>> BEGIN
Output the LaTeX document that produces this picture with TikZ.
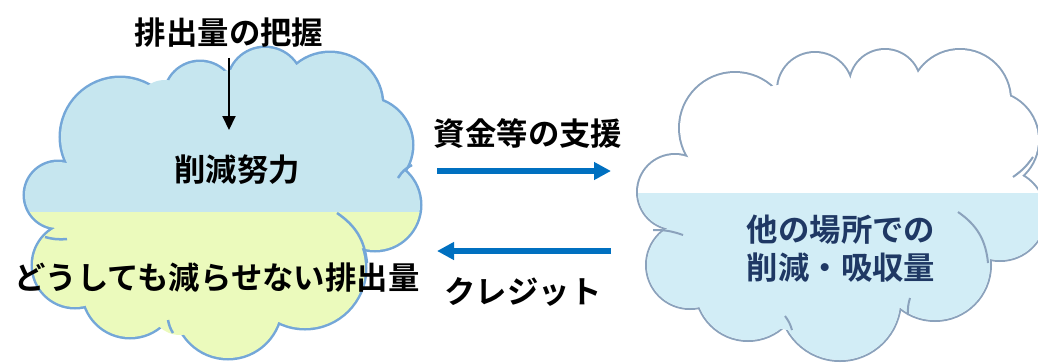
\documentclass[tikz,border=0pt]{standalone}
\usepackage{fontspec}
\newfontfamily\jp[BoldFont={Noto Sans CJK JP Bold}]{Noto Sans CJK JP}
\usetikzlibrary{arrows.meta}
\definecolor{effortblue}{HTML}{C6E6EF}
\definecolor{residyellow}{HTML}{EBFABC}
\definecolor{leftline}{HTML}{74A7D8}
\definecolor{rightline}{HTML}{8BA2BC}
\definecolor{offsetblue}{HTML}{D2EDF6}
\definecolor{flowblue}{HTML}{0070C0}
\definecolor{navytext}{HTML}{1F3864}
\tikzset{
  jptext/.style={font=\jp\bfseries\fontsize{31.5}{38}\selectfont, inner sep=0pt},
  flow/.style={line width=5.5bp, draw=flowblue, -{Triangle[length=17bp,width=17bp]}},
  leftpuffs/.style={insert path={
    (58,195) circle[radius=33bp] (120,137) circle[radius=59bp]
    (200,97) circle[radius=35bp] (265,85) circle[radius=37bp]
    (330,105) circle[radius=52bp] (365,145) circle[radius=47bp]
    (375,205) circle[radius=45bp] (305,268) circle[radius=60bp]
    (228,305) circle[radius=53bp] (130,290) circle[radius=47bp]
    (75,265) circle[radius=42bp]}},
  leftbody/.style={insert path={(220,205) ellipse[x radius=150bp, y radius=110bp]
    (165,110) circle[radius=30bp] (232,100) circle[radius=30bp] (295,100) circle[radius=30bp]
    (180,305) circle[radius=30bp] (90,235) circle[radius=30bp]}},
  rightpuffs/.style={insert path={
    (675,192) circle[radius=37bp] (735,128) circle[radius=55bp]
    (815,90) circle[radius=37bp] (885,85) circle[radius=35bp]
    (960,100) circle[radius=50bp] (990,140) circle[radius=48bp]
    (1000,215) circle[radius=45bp] (935,265) circle[radius=55bp]
    (840,300) circle[radius=60bp] (748,288) circle[radius=52bp]
    (690,265) circle[radius=43bp]}},
  rightbody/.style={insert path={(840,200) ellipse[x radius=150bp, y radius=100bp]
    (780,115) circle[radius=30bp] (850,110) circle[radius=30bp] (915,110) circle[radius=30bp]
    (790,300) circle[radius=30bp] (700,230) circle[radius=30bp]}},
}

\begin{document}
\begin{tikzpicture}[x=1bp,y=-1bp]
    \useasboundingbox (0,0) rectangle (1038,362);
    \clip (0,0) rectangle (1038,362);
    % left cloud
    \draw[leftline, line width=5bp, leftpuffs];
    \begin{scope}
        \clip (0,0) rectangle (1038,212);
        \fill[effortblue, leftpuffs, leftbody];
    \end{scope}
    \begin{scope}
        \clip (0,212) rectangle (1038,362);
        \fill[residyellow, leftpuffs, leftbody];
    \end{scope}
    \draw[leftline, line width=2.5bp] (337,213) to[bend left=25] (367,263);
    \draw[leftline, line width=2.5bp] (45,237) to[bend right=10] (67,239);
    \draw[leftline, line width=2.5bp] (168,320) to[bend right=10] (173,333);
    \draw[leftline, line width=2.5bp] (398,178) to[bend left=15] (412,165);
    % right cloud
    \draw[rightline, line width=4bp, rightpuffs];
    \fill[white, rightpuffs, rightbody];
    \begin{scope}
        \clip (0,193) rectangle (1038,362);
        \fill[offsetblue, rightpuffs, rightbody];
    \end{scope}
    \draw[rightline, line width=2bp] (958,212) to[bend left=25] (988,263);
    \draw[rightline, line width=2bp] (653,230) to[bend left=10] (683,235);
    \draw[rightline, line width=2bp] (910,298) to[bend right=10] (908,315);
    \draw[rightline, line width=2bp] (785,316) to[bend left=10] (792,330);
    \draw[rightline, line width=2bp] (1013,177) to[bend right=10] (1033,157);
    % texts
    \node[jptext] (grasp) at (229,33) {排出量の把握};
    \node[jptext] (effort) at (237,170) {削減努力};
    \node[jptext] (residual) at (217,278) {どうしても減らせない排出量};
    \node[jptext] (support) at (528,133) {資金等の支援};
    \node[jptext] (credit) at (523,292) {クレジット};
    \node[jptext, text=navytext, align=center] (offset) at (841,249) {他の場所での\\削減・吸収量};
    % arrows
    \coordinate (tip) at (229,130);
    \draw[line width=2bp, -{Triangle[length=14bp,width=13bp]}, shorten <=10bp] (grasp.south) -- (tip);
    \coordinate (suppL) at (437,171);
    \coordinate (suppR) at (611,171);
    \coordinate (credR) at (611,251);
    \coordinate (credL) at (437,251);
    \draw[flow] (suppL) -- (suppR);
    \draw[flow] (credR) -- (credL);
\end{tikzpicture}
\end{document}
>> END
Reproduce the data above in full, exactly as it is, with the pictures left out.

Output the LaTeX document that produces this picture with TikZ.
\documentclass[tikz,border=0pt]{standalone}
\usepackage{fontspec}
\newfontfamily\jp[BoldFont={Noto Sans CJK JP Bold}]{Noto Sans CJK JP}
\usetikzlibrary{arrows.meta}
\definecolor{effortblue}{HTML}{C6E6EF}
\definecolor{residyellow}{HTML}{EBFABC}
\definecolor{leftline}{HTML}{74A7D8}
\definecolor{rightline}{HTML}{8BA2BC}
\definecolor{offsetblue}{HTML}{D2EDF6}
\definecolor{flowblue}{HTML}{0070C0}
\definecolor{navytext}{HTML}{1F3864}
\tikzset{
  jptext/.style={font=\jp\bfseries\fontsize{31.5}{38}\selectfont, inner sep=0pt},
  flow/.style={line width=5.5bp, draw=flowblue, -{Triangle[length=17bp,width=17bp]}},
  leftpuffs/.style={insert path={
    (58,195) circle[radius=33bp] (120,137) circle[radius=59bp]
    (200,97) circle[radius=35bp] (265,85) circle[radius=37bp]
    (330,105) circle[radius=52bp] (365,145) circle[radius=47bp]
    (375,205) circle[radius=45bp] (305,268) circle[radius=60bp]
    (228,305) circle[radius=53bp] (130,290) circle[radius=47bp]
    (75,265) circle[radius=42bp]}},
  leftbody/.style={insert path={(220,205) ellipse[x radius=150bp, y radius=110bp]
    (165,110) circle[radius=30bp] (232,100) circle[radius=30bp] (295,100) circle[radius=30bp]
    (180,305) circle[radius=30bp] (90,235) circle[radius=30bp]}},
  rightpuffs/.style={insert path={
    (675,192) circle[radius=37bp] (735,128) circle[radius=55bp]
    (815,90) circle[radius=37bp] (885,85) circle[radius=35bp]
    (960,100) circle[radius=50bp] (990,140) circle[radius=48bp]
    (1000,215) circle[radius=45bp] (935,265) circle[radius=55bp]
    (840,300) circle[radius=60bp] (748,288) circle[radius=52bp]
    (690,265) circle[radius=43bp]}},
  rightbody/.style={insert path={(840,200) ellipse[x radius=150bp, y radius=100bp]
    (780,115) circle[radius=30bp] (850,110) circle[radius=30bp] (915,110) circle[radius=30bp]
    (790,300) circle[radius=30bp] (700,230) circle[radius=30bp]}},
}

\begin{document}
\begin{tikzpicture}[x=1bp,y=-1bp]
    \useasboundingbox (0,0) rectangle (1038,362);
    \clip (0,0) rectangle (1038,362);
    % left cloud
    \draw[leftline, line width=5bp, leftpuffs];
    \begin{scope}
        \clip (0,0) rectangle (1038,212);
        \fill[effortblue, leftpuffs, leftbody];
    \end{scope}
    \begin{scope}
        \clip (0,212) rectangle (1038,362);
        \fill[residyellow, leftpuffs, leftbody];
    \end{scope}
    \draw[leftline, line width=2.5bp] (337,213) to[bend left=25] (367,263);
    \draw[leftline, line width=2.5bp] (45,237) to[bend right=10] (67,239);
    \draw[leftline, line width=2.5bp] (168,320) to[bend right=10] (173,333);
    \draw[leftline, line width=2.5bp] (398,178) to[bend left=15] (412,165);
    % right cloud
    \draw[rightline, line width=4bp, rightpuffs];
    \fill[white, rightpuffs, rightbody];
    \begin{scope}
        \clip (0,193) rectangle (1038,362);
        \fill[offsetblue, rightpuffs, rightbody];
    \end{scope}
    \draw[rightline, line width=2bp] (958,212) to[bend left=25] (988,263);
    \draw[rightline, line width=2bp] (653,230) to[bend left=10] (683,235);
    \draw[rightline, line width=2bp] (910,298) to[bend right=10] (908,315);
    \draw[rightline, line width=2bp] (785,316) to[bend left=10] (792,330);
    \draw[rightline, line width=2bp] (1013,177) to[bend right=10] (1033,157);
    % texts
    \node[jptext] (grasp) at (229,33) {排出量の把握};
    \node[jptext] (effort) at (237,170) {削減努力};
    \node[jptext] (residual) at (217,278) {どうしても減らせない排出量};
    \node[jptext] (support) at (528,133) {資金等の支援};
    \node[jptext] (credit) at (523,292) {クレジット};
    \node[jptext, text=navytext, align=center] (offset) at (841,249) {他の場所での\\削減・吸収量};
    % arrows
    \coordinate (tip) at (229,130);
    \draw[line width=2bp, -{Triangle[length=14bp,width=13bp]}, shorten <=10bp] (grasp.south) -- (tip);
    \coordinate (suppL) at (437,171);
    \coordinate (suppR) at (611,171);
    \coordinate (credR) at (611,251);
    \coordinate (credL) at (437,251);
    \draw[flow] (suppL) -- (suppR);
    \draw[flow] (credR) -- (credL);
\end{tikzpicture}
\end{document}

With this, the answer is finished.